## Instructions to follow
Produce an exact transcription of the listing below, omitting the pictures.

## Collected data
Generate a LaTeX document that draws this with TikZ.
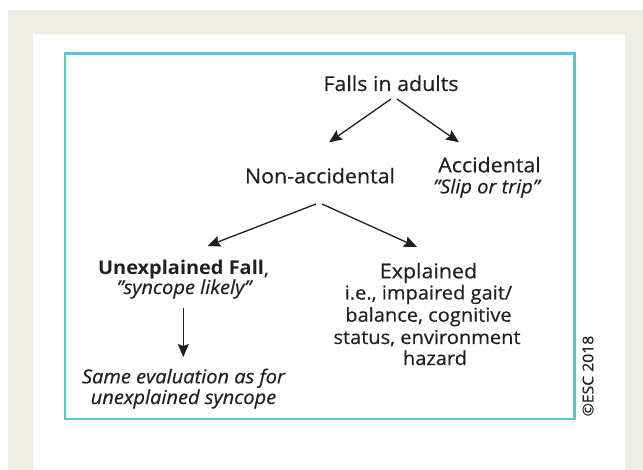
\documentclass[tikz,border=0pt]{standalone}
\usepackage{fontspec}
\setmainfont{Open Sans}[FakeStretch=1.05,UprightFeatures={FakeBold=0.35},ItalicFeatures={FakeBold=0.35}]
\usetikzlibrary{arrows.meta,calc}
\definecolor{beige}{RGB}{238,237,226}
\definecolor{teal}{RGB}{90,200,200}
\definecolor{ink}{RGB}{35,31,32}
\newcommand{\dq}{\symbol{34}}
\tikzset{
  lab/.style={anchor=base,inner sep=0pt,text=ink,font=\fontsize{20.4}{24}\selectfont},
  sub/.style={anchor=base,inner sep=0pt,text=ink,font=\fontsize{19.1}{22}\selectfont},
  ital/.style={anchor=base,inner sep=0pt,text=ink,font=\fontsize{19.1}{22}\selectfont\itshape},
  arr/.style={draw=ink,line width=1.3pt,-{Stealth[length=13pt,width=11pt,inset=2pt]}}
}
\begin{document}
\begin{tikzpicture}[x=1pt,y=-1pt]
\useasboundingbox (0,0) rectangle (643,470);
\fill[white] (0,0) rectangle (643,470);
\fill[beige] (8,10) rectangle (643,470);
\fill[white] (33,34) rectangle (625,470);
\draw[teal,line width=2.4pt] (65,53.5) rectangle (574.5,419);
\node[lab] (falls) at (391,91) {Falls in adults};
\node[lab] (nonacc) at (320,183.3) {Non-accidental};
\node[lab] (acc) at (489.5,172.3) {Accidental};
\node[ital] (slip) at (486.5,193.3) {\dq Slip or trip\dq};
\node[lab,font=\fontsize{19}{22}\selectfont] (unexp) at (183.5,275) {\textbf{Unexplained Fall},};
\node[ital] (syn) at (184,294) {\dq syncope likely\dq};
\node[ital] (same) at (183.5,383.3) {Same evaluation as for};
\node[ital] (uns) at (183.5,404) {unexplained syncope};
\node[lab] (expl) at (428.5,278.3) {Explained};
\node[sub] (e1) at (428.5,299.5) {i.e., impaired gait/};
\node[sub] (e2) at (428.5,321.7) {balance, cognitive};
\node[sub] (e3) at (427,344) {status, environment};
\node[sub] (e4) at (435,365) {hazard};
\node[inner sep=0pt,text=ink,font=\fontsize{15}{17}\selectfont,rotate=90] (copy) at (588,376) {©ESC 2018};
\draw[arr] ($(falls.base)+(0,8)$) -- ($(nonacc.base)+(9,-41)$);
\draw[arr] ($(falls.base)+(6,8)$) -- ($(acc.base)+(-30.5,-30)$);
\draw[arr] ($(nonacc.base)+(-4,20.7)$) -- ($(unexp.base)+(24,-29)$);
\draw[arr] ($(nonacc.base)+(2,20.7)$) -- ($(expl.base)+(-11.5,-31.3)$);
\draw[arr] ($(syn.base)+(-0.7,14)$) -- ($(same.base)+(-0.2,-26.3)$);
\end{tikzpicture}
\end{document}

## Exercise solution
Generate a LaTeX document that draws this with TikZ.
\documentclass[tikz,border=0pt]{standalone}
\usepackage{fontspec}
\setmainfont{Open Sans}[FakeStretch=1.05,UprightFeatures={FakeBold=0.35},ItalicFeatures={FakeBold=0.35}]
\usetikzlibrary{arrows.meta,calc}
\definecolor{beige}{RGB}{238,237,226}
\definecolor{teal}{RGB}{90,200,200}
\definecolor{ink}{RGB}{35,31,32}
\newcommand{\dq}{\symbol{34}}
\tikzset{
  lab/.style={anchor=base,inner sep=0pt,text=ink,font=\fontsize{20.4}{24}\selectfont},
  sub/.style={anchor=base,inner sep=0pt,text=ink,font=\fontsize{19.1}{22}\selectfont},
  ital/.style={anchor=base,inner sep=0pt,text=ink,font=\fontsize{19.1}{22}\selectfont\itshape},
  arr/.style={draw=ink,line width=1.3pt,-{Stealth[length=13pt,width=11pt,inset=2pt]}}
}
\begin{document}
\begin{tikzpicture}[x=1pt,y=-1pt]
\useasboundingbox (0,0) rectangle (643,470);
\fill[white] (0,0) rectangle (643,470);
\fill[beige] (8,10) rectangle (643,470);
\fill[white] (33,34) rectangle (625,470);
\draw[teal,line width=2.4pt] (65,53.5) rectangle (574.5,419);
\node[lab] (falls) at (391,91) {Falls in adults};
\node[lab] (nonacc) at (320,183.3) {Non-accidental};
\node[lab] (acc) at (489.5,172.3) {Accidental};
\node[ital] (slip) at (486.5,193.3) {\dq Slip or trip\dq};
\node[lab,font=\fontsize{19}{22}\selectfont] (unexp) at (183.5,275) {\textbf{Unexplained Fall},};
\node[ital] (syn) at (184,294) {\dq syncope likely\dq};
\node[ital] (same) at (183.5,383.3) {Same evaluation as for};
\node[ital] (uns) at (183.5,404) {unexplained syncope};
\node[lab] (expl) at (428.5,278.3) {Explained};
\node[sub] (e1) at (428.5,299.5) {i.e., impaired gait/};
\node[sub] (e2) at (428.5,321.7) {balance, cognitive};
\node[sub] (e3) at (427,344) {status, environment};
\node[sub] (e4) at (435,365) {hazard};
\node[inner sep=0pt,text=ink,font=\fontsize{15}{17}\selectfont,rotate=90] (copy) at (588,376) {©ESC 2018};
\draw[arr] ($(falls.base)+(0,8)$) -- ($(nonacc.base)+(9,-41)$);
\draw[arr] ($(falls.base)+(6,8)$) -- ($(acc.base)+(-30.5,-30)$);
\draw[arr] ($(nonacc.base)+(-4,20.7)$) -- ($(unexp.base)+(24,-29)$);
\draw[arr] ($(nonacc.base)+(2,20.7)$) -- ($(expl.base)+(-11.5,-31.3)$);
\draw[arr] ($(syn.base)+(-0.7,14)$) -- ($(same.base)+(-0.2,-26.3)$);
\end{tikzpicture}
\end{document}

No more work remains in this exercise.